Thursday, October 2, 2008

Frustration-Fest 2008

I am so ridiculously frustrated with school right now. I took a group leadership class last fall as a requirement, and a requirement of the class was to actually lead a counseling group - support group, process group, grieving group, whatever. Well, for a number of reasons, I didn't accomplish this during the class. So when a student doesn't lead a group during the group leadership class, he or she has to lead the group when they do their practicum. Which is where I am now.

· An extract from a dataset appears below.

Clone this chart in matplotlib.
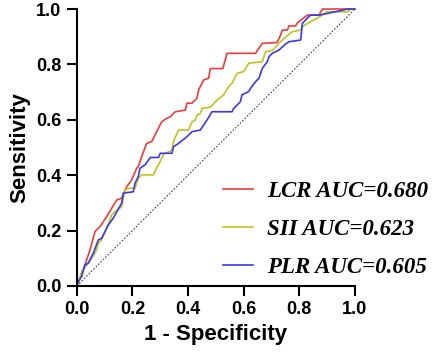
import matplotlib
matplotlib.use("Agg")
import matplotlib.pyplot as plt

# ROC curves (1 - specificity, sensitivity)
lcr_x = [0, 0.005, 0.029, 0.047, 0.065, 0.083, 0.107, 0.125, 0.143, 0.161, 0.179, 0.197,
         0.215, 0.221, 0.233, 0.251, 0.269, 0.287, 0.305, 0.323, 0.336, 0.354, 0.39, 0.396,
         0.414, 0.432, 0.438, 0.456, 0.474, 0.48, 0.525, 0.54, 0.643, 0.649, 0.667, 0.72,
         0.733, 0.739, 0.757, 0.763, 0.787, 0.793, 0.829, 0.871, 0.883, 1.0]
lcr_y = [0, 0.01, 0.076, 0.13, 0.196, 0.214, 0.25, 0.28, 0.31, 0.317, 0.358, 0.383,
         0.425, 0.431, 0.467, 0.515, 0.521, 0.557, 0.593, 0.605, 0.611, 0.629, 0.635, 0.66,
         0.66, 0.678, 0.708, 0.744, 0.75, 0.785, 0.785, 0.84, 0.84, 0.85, 0.876, 0.879,
         0.906, 0.924, 0.924, 0.939, 0.939, 0.95, 0.978, 0.978, 1.0, 1.0]

sii_x = [0, 0.017, 0.041, 0.053, 0.071, 0.077, 0.089, 0.119, 0.125, 0.137, 0.161, 0.173,
         0.191, 0.209, 0.221, 0.233, 0.275, 0.288, 0.3, 0.312, 0.342, 0.348, 0.366, 0.402,
         0.414, 0.426, 0.432, 0.444, 0.45, 0.48, 0.504, 0.528, 0.546, 0.558, 0.577, 0.6,
         0.618, 0.667, 0.679, 0.703, 0.727, 0.745, 0.775, 0.805, 0.811, 0.841, 0.865, 0.901,
         0.974, 0.986, 1.0]
sii_y = [0, 0.052, 0.082, 0.1, 0.13, 0.154, 0.166, 0.238, 0.256, 0.268, 0.286, 0.347,
         0.353, 0.353, 0.389, 0.401, 0.401, 0.428, 0.45, 0.476, 0.49, 0.524, 0.563, 0.563,
         0.593, 0.599, 0.617, 0.623, 0.641, 0.645, 0.671, 0.69, 0.72, 0.732, 0.768, 0.774,
         0.804, 0.81, 0.846, 0.85, 0.876, 0.894, 0.918, 0.924, 0.936, 0.955, 0.967, 0.99,
         0.99, 1.0, 1.0]

plr_x = [0, 0.005, 0.017, 0.029, 0.041, 0.059, 0.077, 0.089, 0.113, 0.131, 0.161, 0.167,
         0.203, 0.209, 0.221, 0.227, 0.245, 0.264, 0.294, 0.3, 0.342, 0.348, 0.366, 0.396,
         0.414, 0.444, 0.456, 0.468, 0.486, 0.558, 0.564, 0.588, 0.594, 0.618, 0.625, 0.643,
         0.655, 0.667, 0.685, 0.691, 0.703, 0.727, 0.751, 0.763, 0.805, 0.811, 0.829, 0.841,
         0.871, 0.906, 0.974, 1.0]
plr_y = [0, 0.016, 0.034, 0.076, 0.082, 0.118, 0.166, 0.172, 0.22, 0.245, 0.299, 0.335,
         0.34, 0.371, 0.395, 0.425, 0.437, 0.464, 0.464, 0.479, 0.479, 0.503, 0.515, 0.539,
         0.557, 0.563, 0.581, 0.599, 0.629, 0.629, 0.641, 0.665, 0.69, 0.702, 0.714, 0.738,
         0.75, 0.786, 0.81, 0.828, 0.84, 0.852, 0.874, 0.882, 0.888, 0.948, 0.967, 0.978,
         0.978, 0.985, 1.0, 1.0]

labels = ['LCR AUC=0.680', 'SII AUC=0.623', 'PLR AUC=0.605']
colors = ['#ee3b3b', '#c2c21e', '#3a3ae6']

fig = plt.figure(figsize=(4.32, 3.61), dpi=100)
ax = fig.add_axes([0.178, 0.208, 0.6435, 0.767])

ax.plot([0, 1], [0, 1], color='#444444', lw=0.8, ls=(0, (1.5, 1.5)))
for xs, ys, lab, c in zip([lcr_x, sii_x, plr_x], [lcr_y, sii_y, plr_y], labels, colors):
    ax.plot(xs, ys, color=c, lw=1.2, label=lab, clip_on=False)

ax.set_xlim(0, 1)
ax.set_ylim(0, 1)
ticks = [0, 0.2, 0.4, 0.6, 0.8, 1.0]
ax.set_xticks(ticks)
ax.set_yticks(ticks)
ax.set_xticklabels(['%.1f' % t for t in ticks])
ax.set_yticklabels(['%.1f' % t for t in ticks])
for sp in ['top', 'right']:
    ax.spines[sp].set_visible(False)
for sp in ['left', 'bottom']:
    ax.spines[sp].set_linewidth(1.5)
ax.tick_params(length=7, width=1.5, pad=4, labelsize=13)
for lbl in ax.get_xticklabels() + ax.get_yticklabels():
    lbl.set_fontfamily('Liberation Sans')
    lbl.set_fontweight('bold')

ax.set_xlabel('1 - Specificity', fontsize=16, fontweight='bold', family='Liberation Sans')
ax.set_ylabel('Sensitivity', fontsize=16, fontweight='bold', family='Liberation Sans')

fig.legend(loc='upper left', bbox_to_anchor=(223 / 432, 1 - 181 / 361), frameon=False,
           borderpad=0, borderaxespad=0, handlelength=1.31, handletextpad=0.6,
           labelspacing=0.74,
           prop={'family': 'Liberation Serif', 'style': 'italic', 'weight': 'bold', 'size': 16.5})

fig.savefig('out.png', dpi=100)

No big deal, right? WRONG!!!! The original requirement for the class was to lead a group either by yourself, with another student in the class, or with a mental health professional. And there had to be a minimum of 6 sessions led. At the end you turn in a paper about your experience and really don't have to have weekly supervision at all. Now, this doesn't seem like that big of a deal on paper, but when you know no one in the counseling biz and all of your peers have found a group, you have to resort to cold-calling people. I did this last year and got shot down from place to place I called. "We reserve that privilege for our interns" is what I was usually told. So I thought to myself "okay, I'll just do this during practicum." And that is now. This still doesn't seem like a big deal.

Well, here comes the part that pisses me off. Since I waited to do this, it now seems that I am required to lead 10 (TEN!!!!) sessions with a LPC (Licensed Professional Counselor) or a certified school counselor. And get weekly supervision. What's up with the difference? It seems really, really unfair and unethical to me that the majority of my peers were able to do this with relative ease and VERY LITTLE supervision. I feel like I'm being punished for waiting until now to lead a group.

There also seems to be confusion among the faculty and the clinic staff as to what kind of group is acceptable to lead. Some of my peers and I were going to try to lead a group for the new international students on campus to help them with their transition into a new culture. But there would be no LPC with us and we would have to find outside supervision. So, what is happening is that my practicum teacher is telling me to ask my group professor what she will "sign off" on as far as a group, but the group professor is telling us we need to ask our practicum teacher what they want us to do. I feel like no one is willing or able to say "Do this. Get credit." So it is really frustrating and confusing for me. And all this is why I have put it off this long.

Now, I will admit my responsibility in all this. I have had a whole year to get a group lined up to co-lead, and I didn't. I put it off until now. Which was incredibly stupid of me to do, but that's how it is and all I can do is learn from the experience.

It still just frustrates the hell out of me. Ugh.